Why he was awarded the Nobel Prize
The Nobel Prize was awarded with Sir Peter Brian Medawar of Great Britain for the discovery of acquired immunological tolerance. How does the human body recognise the difference between existing micro-organisms and dangerous invaders? This fundamental question worried away at Burnet during the 1940s. He studied every piece of literature he could find on the subject – and it was his ability to think laterally across all this information that produced the breakthrough hypothesis.

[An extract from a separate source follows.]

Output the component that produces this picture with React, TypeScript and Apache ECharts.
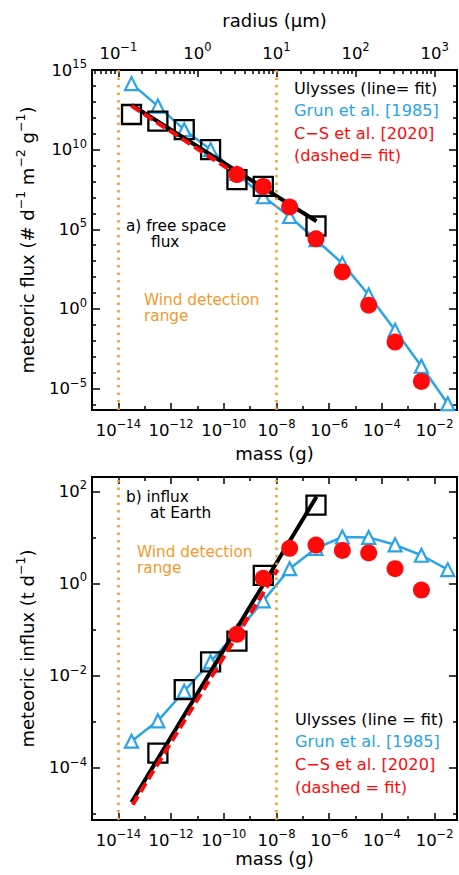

During Burnet’s study of influenza viruses in the 1930s and 1940s, he had developed methods for growing viruses in chicken embryos inside eggs. He noticed in his research that although normal hens could be infected with influenza and develop antibodies, chickens born from eggs with the virus did not develop antibodies when exposed to influenza. The chickens had an “acquired immunological tolerance” and did not raise an immune defence because their immune systems did not recognise the virus as foreign. This showed that when the immune system developed during the foetal stage, it recorded all proteins and micro-organisms in this enclosed environment as “self”, including the virus injected by the scientist.

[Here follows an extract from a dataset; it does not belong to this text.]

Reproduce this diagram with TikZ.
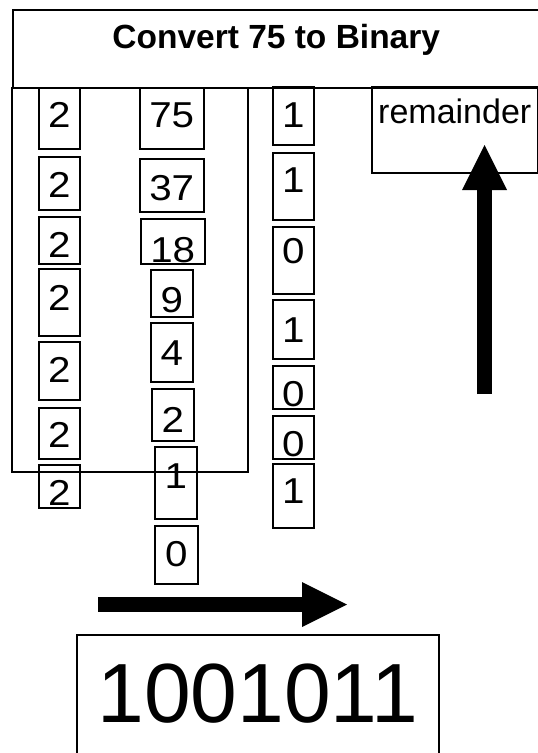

Burnet’s theory was confirmed in experiments by English researcher Peter Medawar, and it was for their collaboration in developing a new understanding of the immune system that they were awarded the Nobel Prize in 1960. This understanding of the basis of immunity has become vital in the field of organ transplants. Prior to Burnet and Medawar’s work, it was thought that immunity was in some way related to the nature of an individual’s blood.